Ruling by high court sought

Attorneys seek a review and reversal of an appeals court's decision that backed Kamehameha Schools' admission policy

By Alexandre Da Silva
adasilva@starbulletin.com

Attorneys for a student challenging Kamehameha Schools' admission policy of giving preference to native Hawaiians have asked the U.S. Supreme Court to review an appeals court ruling upholding the century-old practice.

Eric Grant, a Sacramento, Calif., attorney representing a non-Hawaiian student who was denied admission at the prestigious school, filed the 34-page petition Thursday. It seeks a review and reversal of a December ruling on the case by a 15-judge panel of the 9th U.S. Circuit Court of Appeals.

Legal battles

June 25, 2003: Attorneys for an unidentified non-Hawaiian boy sue Kamehameha Schools in federal court, challenging the school's Hawaiians-only preference for admissions. The suit contends that federal civil rights laws prohibit private schools from denying admission on the basis of race.

Nov. 17, 2003: U.S. District Judge Alan Kay strikes down the challenge by the unidentified student. Attorneys for the student later appeal the case to the 9th U.S. Circuit Court of Appeals.

Aug. 2, 2005: Two out of three justices on a 9th Circuit panel rule that the schools' admission policy constitutes "unlawful race discrimination." The ruling reverses Kay's ruling.

Dec. 5, 2006: A 15-judge panel of the 9th Circuit votes 8-7 to affirm Kay's November 2003 ruling that the preference policy does not violate federal civil rights laws. The ruling reverses the Aug. 2, 2005, ruling against Kamehameha Schools.

Thursday: Attorneys for John Doe ask the U.S. Supreme Court to review the appeals court's Dec. 5 ruling.

The panel voted 8-7 to affirm U.S. District Judge Alan Kay's 2003 ruling that found Kamehameha's preference policy does not violate federal civil rights laws and has the legitimate purpose of addressing economic and educational imbalances suffered by native Hawaiians.

Kamehameha Schools spokesman Kekoa Paulsen said the school will read the petition and, within 30 days, ask that the high court reject the request.

The student, named as John Doe in court papers, had his application to Kamehameha denied twice after he told the school that none of his grandparents had Hawaiian blood.

He graduated from a local public school with honors last spring and is enrolled in a four-year undergraduate college, according to his lawyers.
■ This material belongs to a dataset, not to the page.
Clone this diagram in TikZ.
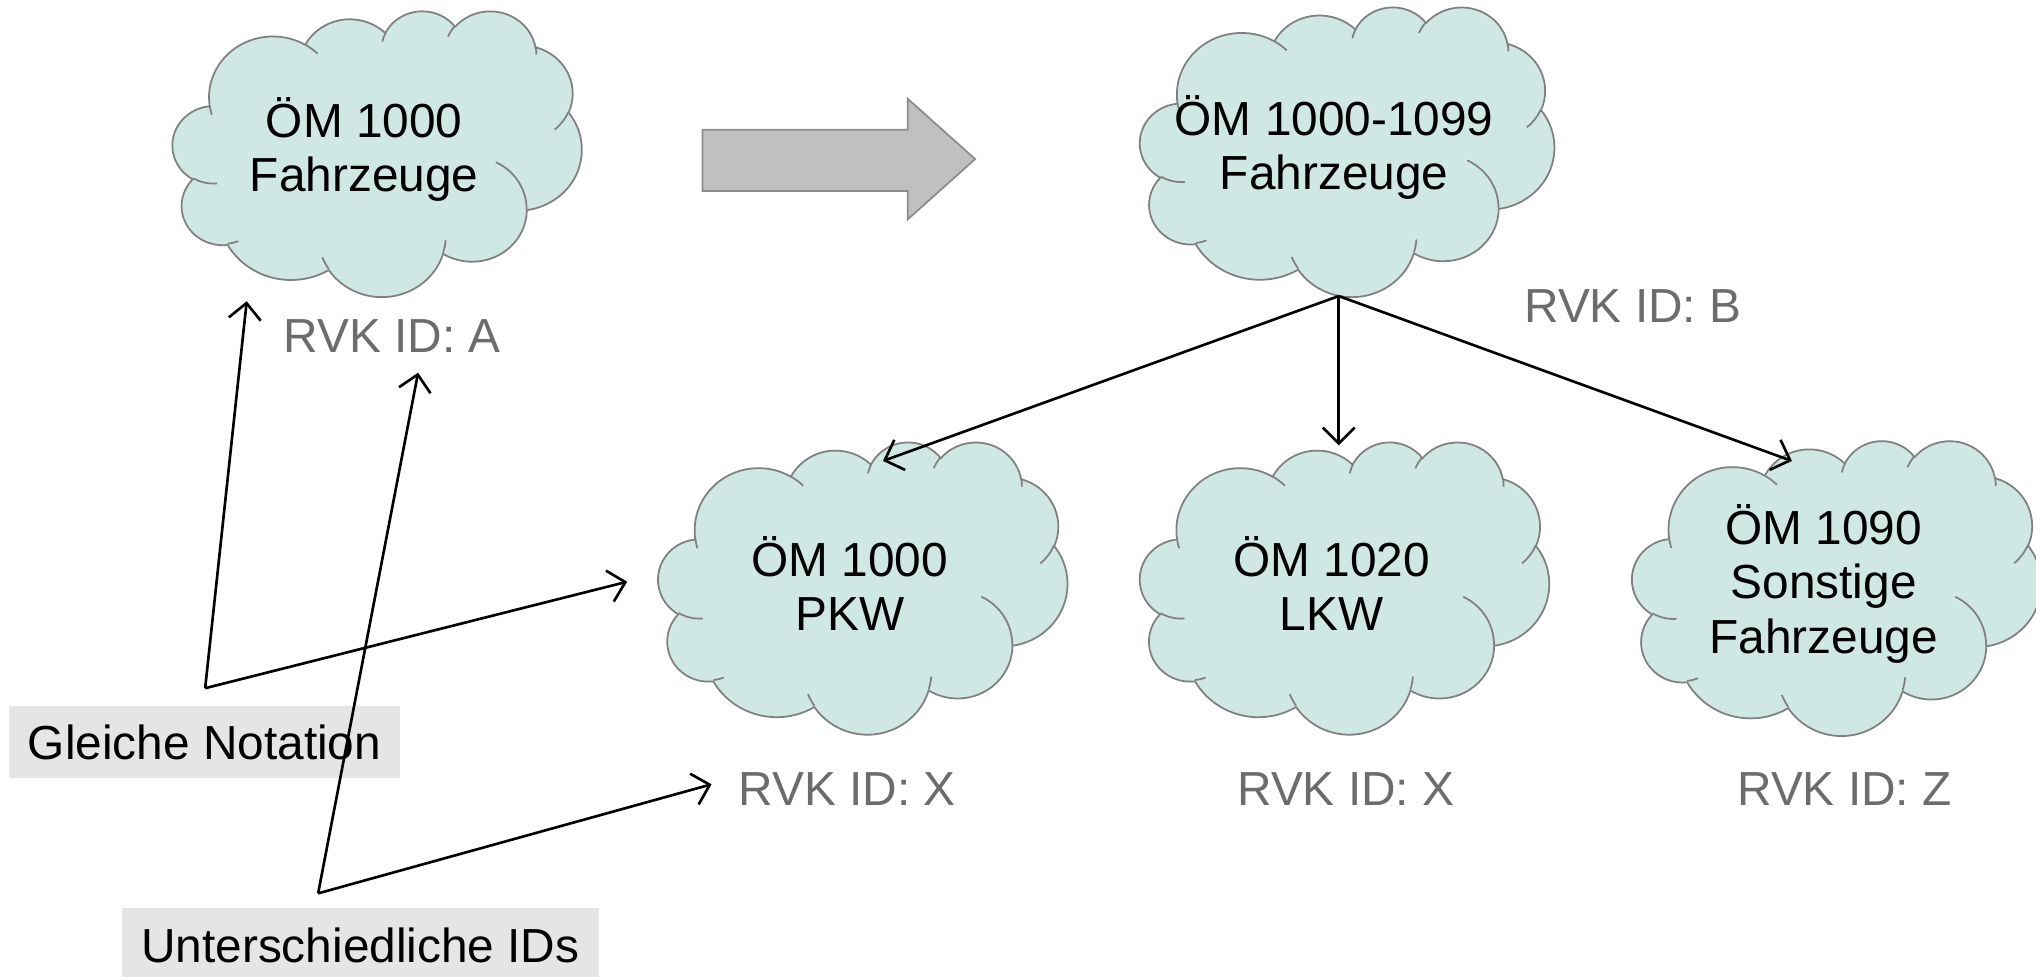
\documentclass[tikz,border=0pt]{standalone}
\usepackage{fontspec}
\setmainfont{Liberation Sans}
\usetikzlibrary{arrows.meta,calc}

\definecolor{cloudc}{RGB}{208,232,228}
\definecolor{cloudedge}{RGB}{128,128,128}
\definecolor{rvkc}{RGB}{108,108,108}
\definecolor{boxc}{RGB}{229,229,229}
\definecolor{arrowc}{RGB}{192,192,192}
\definecolor{arrowedge}{RGB}{140,140,140}

\newcommand\ctfont{\fontsize{13.6}{15.5}\selectfont}
\def\unitcm{0.012985}

% convert OOXML visual arc angles into parametric angles
\newcommand\ooprep[5]{%
  \pgfmathparse{#4+mod(atan2(#2*sin(#4),#3*cos(#4))-(#4)+540,360)-180}%
  \edef\oost{\pgfmathresult}%
  \pgfmathparse{(#4+#5)+mod(atan2(#2*sin(#4+#5),#3*cos(#4+#5))-(#4+#5)+540,360)-180}%
  \edef\ooen{\pgfmathresult}%
  \pgfmathparse{\ooen-\oost}%
  \expandafter\xdef\csname oos#1\endcsname{\oost}%
  \expandafter\xdef\csname ood#1\endcsname{\pgfmathresult}%
}
\ooprep{a}{6.753}{9.19}{-190.4875}{123.7805}
\ooprep{b}{5.333}{7.267}{-144.1024}{89.9452}
\ooprep{c}{4.365}{5.945}{-145.8079}{99.7230}
\ooprep{d}{4.857}{6.595}{-130.9861}{117.2417}
\ooprep{e}{5.333}{7.273}{-78.7089}{109.0269}
\ooprep{f}{6.775}{9.22}{-46.2673}{130.2690}
\ooprep{g}{5.785}{7.867}{0.6250}{114.0333}
\ooprep{h}{6.752}{9.215}{22.4516}{115.1726}
\ooprep{i}{7.72}{10.543}{66.2426}{75.7110}
\ooprep{j}{4.36}{5.918}{-274.9421}{146.7356}
\ooprep{k}{4.345}{5.945}{-246.8285}{152.5189}
\ooprep{A}{4.345}{5.945}{86.742}{26.4295}
\ooprep{B}{4.36}{5.918}{73.6105}{11.4475}
\ooprep{C}{6.752}{9.215}{137.6242}{14.0811}
\ooprep{D}{6.752}{9.215}{6.4533}{15.9984}
\ooprep{E}{5.785}{7.867}{-70.2924}{70.9174}
\ooprep{F}{5.333}{7.273}{30.3180}{27.7515}
\ooprep{G}{4.857}{6.595}{-13.7443}{14.8589}
\ooprep{H}{4.857}{6.595}{-149.1815}{18.1954}
\ooprep{I}{4.365}{5.945}{-163.4943}{17.6864}
\ooprep{J}{6.753}{9.19}{-66.7070}{12.3194}
\ooprep{K}{6.753}{9.19}{157.6544}{11.8582}

\tikzset{
  cloudfill/.style={fill=cloudc, draw=cloudedge, line width=0.5pt, line join=round},
  cloudline/.style={draw=cloudedge, line width=0.5pt},
  cloudtext/.style={align=center, font=\ctfont, inner sep=0pt},
  rvk/.style={text=rvkc, font=\ctfont, inner sep=0pt},
  notebox/.style={fill=boxc, font=\ctfont, inner sep=0pt},
  conn/.style={draw=black, line width=0.75pt, -{Straight Barb[length=1.6mm,width=3.2mm]}},
  blockarrow/.style={fill=arrowc, draw=arrowedge, line width=0.5pt},
}

% #1 name, #2 cx, #3 cy, #4 w, #5 h, #6 text
\newcommand\ppcloud[6]{%
  \pgfmathsetmacro\pcw{#4*\unitcm/43.2}%
  \pgfmathsetmacro\pch{#5*\unitcm/43.2}%
  \begin{scope}[shift={(#2-#4/2,#3-#5/2)},x=1cm,y=1cm,xscale=\pcw,yscale=-\pch]
    \filldraw[cloudfill] (3.9,14.37)
      arc[start angle=\oosa,delta angle=\ooda,x radius=6.753,y radius=9.19]
      arc[start angle=\oosb,delta angle=\oodb,x radius=5.333,y radius=7.267]
      arc[start angle=\oosc,delta angle=\oodc,x radius=4.365,y radius=5.945]
      arc[start angle=\oosd,delta angle=\oodd,x radius=4.857,y radius=6.595]
      arc[start angle=\oose,delta angle=\oode,x radius=5.333,y radius=7.273]
      arc[start angle=\oosf,delta angle=\oodf,x radius=6.775,y radius=9.22]
      arc[start angle=\oosg,delta angle=\oodg,x radius=5.785,y radius=7.867]
      arc[start angle=\oosh,delta angle=\oodh,x radius=6.752,y radius=9.215]
      arc[start angle=\oosi,delta angle=\oodi,x radius=7.72,y radius=10.543]
      arc[start angle=\oosj,delta angle=\oodj,x radius=4.36,y radius=5.918]
      arc[start angle=\oosk,delta angle=\oodk,x radius=4.345,y radius=5.945]
      -- cycle;
    \draw[cloudline]
      (4.693,26.177) arc[start angle=\oosA,delta angle=\oodA,x radius=4.345,y radius=5.945]
      (6.928,34.899) arc[start angle=\oosB,delta angle=\oodB,x radius=4.36,y radius=5.918]
      (16.478,39.09) arc[start angle=\oosC,delta angle=\oodC,x radius=6.752,y radius=9.215]
      (28.827,34.751) arc[start angle=\oosD,delta angle=\oodD,x radius=6.752,y radius=9.215]
      (34.129,22.954) arc[start angle=\oosE,delta angle=\oodE,x radius=5.785,y radius=7.867]
      (41.798,15.354) arc[start angle=\oosF,delta angle=\oodF,x radius=5.333,y radius=7.273]
      (38.324,5.426) arc[start angle=\oosG,delta angle=\oodG,x radius=4.857,y radius=6.595]
      (29.078,3.952) arc[start angle=\oosH,delta angle=\oodH,x radius=4.857,y radius=6.595]
      (22.141,4.72) arc[start angle=\oosI,delta angle=\oodI,x radius=4.365,y radius=5.945]
      (14.0,5.192) arc[start angle=\oosJ,delta angle=\oodJ,x radius=6.753,y radius=9.19]
      (4.127,15.789) arc[start angle=\oosK,delta angle=\oodK,x radius=6.753,y radius=9.19];
  \end{scope}
  \node[cloudtext] (#1) at (#2-10,#3-3) {#6};
}

\begin{document}
\begin{tikzpicture}[x=0.012985cm,y=-0.012985cm]
  \useasboundingbox (0,0) rectangle (1568,752);
  \fill[white] (0,0) rectangle (1568,752);

  % clouds
  \ppcloud{ca}{290.5}{118}{315}{220}{ÖM 1000\\Fahrzeuge}
  \ppcloud{cb}{1037.5}{116.5}{319}{223}{ÖM 1000-1099\\Fahrzeuge}
  \ppcloud{pkw}{664.5}{452.5}{315}{225}{ÖM 1000\\PKW}
  \ppcloud{lkw}{1035.5}{452.5}{315}{225}{ÖM 1020\\LKW}
  \ppcloud{son}{1414.5}{452.5}{315}{227}{ÖM 1090\\Sonstige\\Fahrzeuge}

  % block arrow
  \filldraw[blockarrow] (541,100) -- (699,100) -- (699,76) -- (751,122.5)
    -- (699,169) -- (699,147) -- (541,147) -- cycle;

  % RVK labels
  \node[rvk] (rvka) at (302,258.5) {RVK ID: A};
  \node[rvk] (rvkb) at (1257.5,235.5) {RVK ID: B};
  \node[rvk] (rvkx1) at (652.5,607.5) {RVK ID: X};
  \node[rvk] (rvkx2) at (1036.5,607.5) {RVK ID: X};
  \node[rvk] (rvkz) at (1420.5,607.5) {RVK ID: Z};

  % note boxes
  \node[notebox, minimum width=3.909cm, minimum height=0.714cm] (gn) at (157.5,571.5) {Gleiche Notation};
  \node[notebox, minimum width=4.766cm, minimum height=0.74cm] (ui) at (277.5,728) {Unterschiedliche IDs};

  % connector points
  \coordinate (bfoot) at (1031,228);
  \coordinate (pkwin) at (680,355);
  \coordinate (lkwin) at (1031,343);
  \coordinate (sonin) at (1380,355);
  \coordinate (gnapex) at (158,530);
  \coordinate (cain) at (190,232);
  \coordinate (pkwleft) at (483,448);
  \coordinate (uiapex) at (245,688);
  \coordinate (rvkain) at (322,287);
  \coordinate (rvkxin) at (548,604);

  % connectors
  \draw[conn] (bfoot) -- (pkwin);
  \draw[conn] (bfoot) -- (lkwin);
  \draw[conn] (bfoot) -- (sonin);
  \draw[conn] (gnapex) -- (cain);
  \draw[conn] (gnapex) -- (pkwleft);
  \draw[conn] (uiapex) -- (rvkain);
  \draw[conn] (uiapex) -- (rvkxin);
\end{tikzpicture}
\end{document}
Grant expects the Supreme Court to decide whether to take up the case sometime before the summer recess in June. If the court agrees to the petition, the case could be heard as early as October, he said.

The petition contends that the appeals court's decision to back the school's policy is wrong because it creates an exemption to the Civil Rights Act of 1866, authorizing Kamehameha "to operate racially segregated schools forever," Grant said.

"That's a sufficiently important ruling that the Supreme Court ought to have the last ruling on whether that's permissible," he said.

In defending its 118-year-old admission policy, Kamehameha Schools has argued that it serves to remedy educational, social and economical disadvantages suffered by native Hawaiians since the U.S.-backed overthrow of their kingdom in 1893. The school contends that Hawaiians also have a special political relationship with Congress, which has enacted a number of laws aimed at helping them.

"We have a strong case to oppose a petition for certiorari before the U.S. Supreme Court," Kamehameha Schools CEO Dee Jay Mailer said in a statement. "This case does not raise issues of national importance. There is simply no other school in the country like Kamehameha."

The school, which enrolls some 6,715 students, was established in 1887 under a charitable trust set up by Princess Bernice Pauahi Bishop to educate the children of Hawaii. The $7.6 billion trust funds K-12 campuses on Oahu, Maui and the Big Island, as well as 31 preschools statewide.